## Directions:
Repeat the material exactly from its first line to the line that includes "-9.5, -6.5, -4.4];". Skip pictures.

┌─ Source excerpt

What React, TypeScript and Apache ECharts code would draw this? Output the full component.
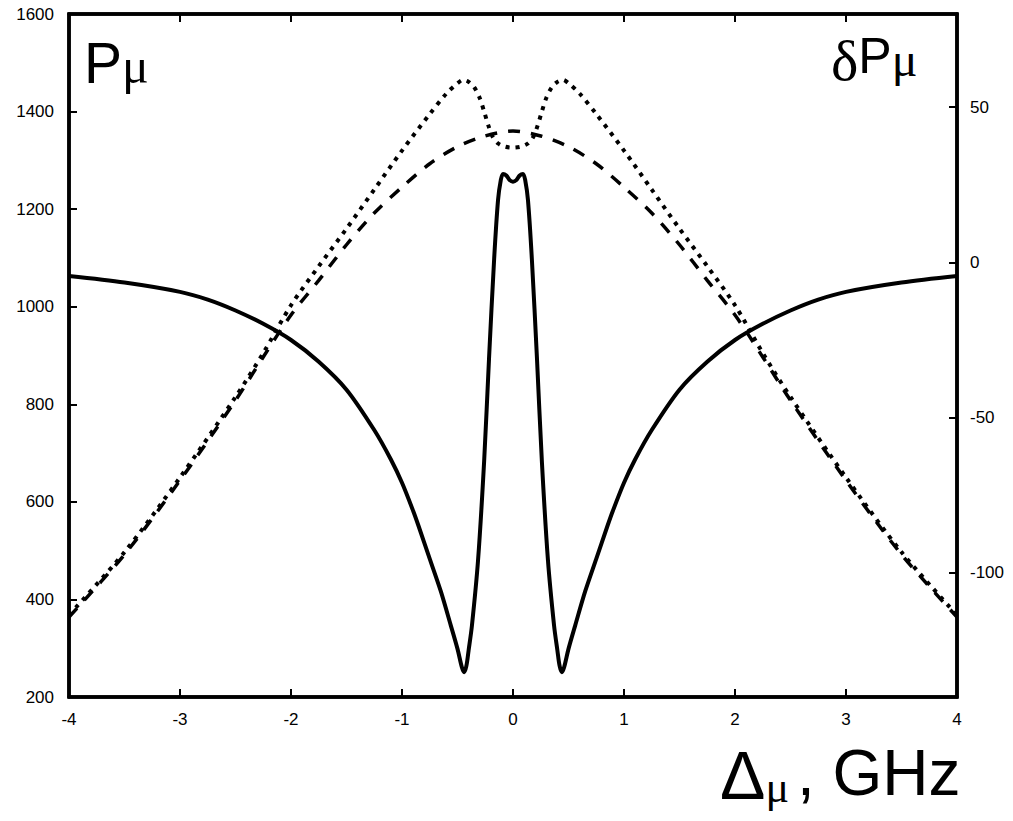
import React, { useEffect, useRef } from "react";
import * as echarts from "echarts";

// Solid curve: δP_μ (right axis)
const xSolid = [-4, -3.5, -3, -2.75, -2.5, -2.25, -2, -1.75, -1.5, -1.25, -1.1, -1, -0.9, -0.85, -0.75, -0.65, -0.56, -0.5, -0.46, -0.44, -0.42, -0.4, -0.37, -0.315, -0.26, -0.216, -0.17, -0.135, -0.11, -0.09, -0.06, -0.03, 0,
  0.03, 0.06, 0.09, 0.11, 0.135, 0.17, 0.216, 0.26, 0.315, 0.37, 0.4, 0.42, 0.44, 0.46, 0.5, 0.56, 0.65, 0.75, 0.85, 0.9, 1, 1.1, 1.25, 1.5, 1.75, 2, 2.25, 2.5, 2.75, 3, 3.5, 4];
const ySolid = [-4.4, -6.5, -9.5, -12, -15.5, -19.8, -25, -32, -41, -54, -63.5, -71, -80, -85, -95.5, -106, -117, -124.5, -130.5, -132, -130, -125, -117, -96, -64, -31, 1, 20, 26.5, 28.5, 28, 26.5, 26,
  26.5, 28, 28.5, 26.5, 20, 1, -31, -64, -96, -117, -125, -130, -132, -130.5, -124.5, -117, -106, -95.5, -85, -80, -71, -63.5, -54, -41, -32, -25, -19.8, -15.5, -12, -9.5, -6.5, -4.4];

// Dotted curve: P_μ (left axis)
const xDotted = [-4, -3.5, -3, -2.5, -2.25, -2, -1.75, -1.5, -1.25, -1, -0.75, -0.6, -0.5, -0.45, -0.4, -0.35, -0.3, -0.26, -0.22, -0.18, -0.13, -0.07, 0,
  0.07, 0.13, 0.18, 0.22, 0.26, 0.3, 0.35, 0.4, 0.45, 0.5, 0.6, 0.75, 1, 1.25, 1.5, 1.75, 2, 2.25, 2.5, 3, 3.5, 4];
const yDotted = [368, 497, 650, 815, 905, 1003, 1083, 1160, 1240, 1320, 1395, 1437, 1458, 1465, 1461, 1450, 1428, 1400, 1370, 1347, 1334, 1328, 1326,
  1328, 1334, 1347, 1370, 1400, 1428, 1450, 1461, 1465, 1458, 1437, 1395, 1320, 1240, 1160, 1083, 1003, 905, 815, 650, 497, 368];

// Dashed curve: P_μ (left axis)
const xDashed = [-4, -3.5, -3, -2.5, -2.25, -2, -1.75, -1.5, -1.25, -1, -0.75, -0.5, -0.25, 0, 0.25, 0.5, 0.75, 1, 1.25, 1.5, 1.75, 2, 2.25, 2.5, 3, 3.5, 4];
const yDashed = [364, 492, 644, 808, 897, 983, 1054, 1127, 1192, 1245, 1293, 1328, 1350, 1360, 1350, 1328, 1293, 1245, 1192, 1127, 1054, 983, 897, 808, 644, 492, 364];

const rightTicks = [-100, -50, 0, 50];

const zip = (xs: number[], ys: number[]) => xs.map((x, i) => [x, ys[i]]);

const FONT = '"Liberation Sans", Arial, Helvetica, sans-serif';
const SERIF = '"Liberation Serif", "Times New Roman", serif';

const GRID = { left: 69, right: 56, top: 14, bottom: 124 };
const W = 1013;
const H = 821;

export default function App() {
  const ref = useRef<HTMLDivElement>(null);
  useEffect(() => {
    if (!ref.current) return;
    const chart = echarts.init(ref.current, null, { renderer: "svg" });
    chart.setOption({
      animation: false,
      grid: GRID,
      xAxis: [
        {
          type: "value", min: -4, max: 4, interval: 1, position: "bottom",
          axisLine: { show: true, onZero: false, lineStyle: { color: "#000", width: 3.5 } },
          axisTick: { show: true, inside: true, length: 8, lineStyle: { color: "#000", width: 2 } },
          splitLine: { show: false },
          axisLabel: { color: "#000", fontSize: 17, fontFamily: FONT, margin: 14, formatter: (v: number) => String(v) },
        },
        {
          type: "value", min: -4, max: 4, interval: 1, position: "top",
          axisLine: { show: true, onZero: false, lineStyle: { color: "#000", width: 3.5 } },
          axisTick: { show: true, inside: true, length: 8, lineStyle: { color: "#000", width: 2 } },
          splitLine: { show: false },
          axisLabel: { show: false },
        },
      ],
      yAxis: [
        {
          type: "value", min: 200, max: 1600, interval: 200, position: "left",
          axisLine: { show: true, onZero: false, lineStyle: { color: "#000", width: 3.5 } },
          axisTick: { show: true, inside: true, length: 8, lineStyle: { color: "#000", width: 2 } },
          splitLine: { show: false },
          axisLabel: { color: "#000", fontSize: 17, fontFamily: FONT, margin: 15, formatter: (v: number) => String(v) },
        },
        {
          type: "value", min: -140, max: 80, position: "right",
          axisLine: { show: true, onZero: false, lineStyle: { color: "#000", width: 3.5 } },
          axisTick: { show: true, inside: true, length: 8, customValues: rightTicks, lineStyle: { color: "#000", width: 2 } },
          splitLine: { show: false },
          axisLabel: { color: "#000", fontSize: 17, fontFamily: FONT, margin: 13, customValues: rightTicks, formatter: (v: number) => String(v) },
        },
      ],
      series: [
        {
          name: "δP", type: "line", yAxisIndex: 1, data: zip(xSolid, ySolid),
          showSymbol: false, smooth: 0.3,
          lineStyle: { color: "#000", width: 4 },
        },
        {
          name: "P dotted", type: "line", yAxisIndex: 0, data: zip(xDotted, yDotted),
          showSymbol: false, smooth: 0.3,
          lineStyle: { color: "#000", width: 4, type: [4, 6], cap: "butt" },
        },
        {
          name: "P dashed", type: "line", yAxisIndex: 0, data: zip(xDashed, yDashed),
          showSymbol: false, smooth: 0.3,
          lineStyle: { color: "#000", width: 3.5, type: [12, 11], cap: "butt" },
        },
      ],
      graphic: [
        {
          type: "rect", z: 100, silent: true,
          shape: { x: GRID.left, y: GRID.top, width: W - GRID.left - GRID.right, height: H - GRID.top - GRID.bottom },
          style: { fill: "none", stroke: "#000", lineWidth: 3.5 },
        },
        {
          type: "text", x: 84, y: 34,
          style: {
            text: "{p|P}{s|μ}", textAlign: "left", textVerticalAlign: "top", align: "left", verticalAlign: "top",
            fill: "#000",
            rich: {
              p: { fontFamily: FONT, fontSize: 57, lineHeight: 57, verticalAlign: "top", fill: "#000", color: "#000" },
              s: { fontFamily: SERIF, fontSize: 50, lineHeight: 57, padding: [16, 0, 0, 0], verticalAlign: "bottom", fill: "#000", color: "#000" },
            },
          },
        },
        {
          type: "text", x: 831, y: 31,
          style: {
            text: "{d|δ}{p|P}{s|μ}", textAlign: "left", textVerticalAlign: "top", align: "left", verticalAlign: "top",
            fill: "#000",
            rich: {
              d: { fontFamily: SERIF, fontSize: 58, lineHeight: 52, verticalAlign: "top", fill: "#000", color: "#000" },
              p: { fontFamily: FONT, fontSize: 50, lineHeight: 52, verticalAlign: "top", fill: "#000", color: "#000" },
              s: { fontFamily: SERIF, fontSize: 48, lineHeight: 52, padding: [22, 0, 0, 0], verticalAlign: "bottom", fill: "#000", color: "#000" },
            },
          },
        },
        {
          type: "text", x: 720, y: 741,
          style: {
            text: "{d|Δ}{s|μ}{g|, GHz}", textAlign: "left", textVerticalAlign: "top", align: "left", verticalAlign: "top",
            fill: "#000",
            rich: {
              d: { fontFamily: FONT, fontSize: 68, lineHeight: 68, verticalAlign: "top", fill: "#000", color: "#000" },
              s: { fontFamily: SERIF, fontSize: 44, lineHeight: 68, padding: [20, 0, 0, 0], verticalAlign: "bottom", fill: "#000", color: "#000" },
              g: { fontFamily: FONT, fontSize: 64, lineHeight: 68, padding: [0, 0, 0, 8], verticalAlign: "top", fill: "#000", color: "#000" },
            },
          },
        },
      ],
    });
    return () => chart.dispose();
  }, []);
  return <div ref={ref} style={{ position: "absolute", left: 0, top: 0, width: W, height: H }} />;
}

└─

## In response:
What React, TypeScript and Apache ECharts code would draw this? Output the full component.
import React, { useEffect, useRef } from "react";
import * as echarts from "echarts";

// Solid curve: δP_μ (right axis)
const xSolid = [-4, -3.5, -3, -2.75, -2.5, -2.25, -2, -1.75, -1.5, -1.25, -1.1, -1, -0.9, -0.85, -0.75, -0.65, -0.56, -0.5, -0.46, -0.44, -0.42, -0.4, -0.37, -0.315, -0.26, -0.216, -0.17, -0.135, -0.11, -0.09, -0.06, -0.03, 0,
  0.03, 0.06, 0.09, 0.11, 0.135, 0.17, 0.216, 0.26, 0.315, 0.37, 0.4, 0.42, 0.44, 0.46, 0.5, 0.56, 0.65, 0.75, 0.85, 0.9, 1, 1.1, 1.25, 1.5, 1.75, 2, 2.25, 2.5, 2.75, 3, 3.5, 4];
const ySolid = [-4.4, -6.5, -9.5, -12, -15.5, -19.8, -25, -32, -41, -54, -63.5, -71, -80, -85, -95.5, -106, -117, -124.5, -130.5, -132, -130, -125, -117, -96, -64, -31, 1, 20, 26.5, 28.5, 28, 26.5, 26,
  26.5, 28, 28.5, 26.5, 20, 1, -31, -64, -96, -117, -125, -130, -132, -130.5, -124.5, -117, -106, -95.5, -85, -80, -71, -63.5, -54, -41, -32, -25, -19.8, -15.5, -12, -9.5, -6.5, -4.4];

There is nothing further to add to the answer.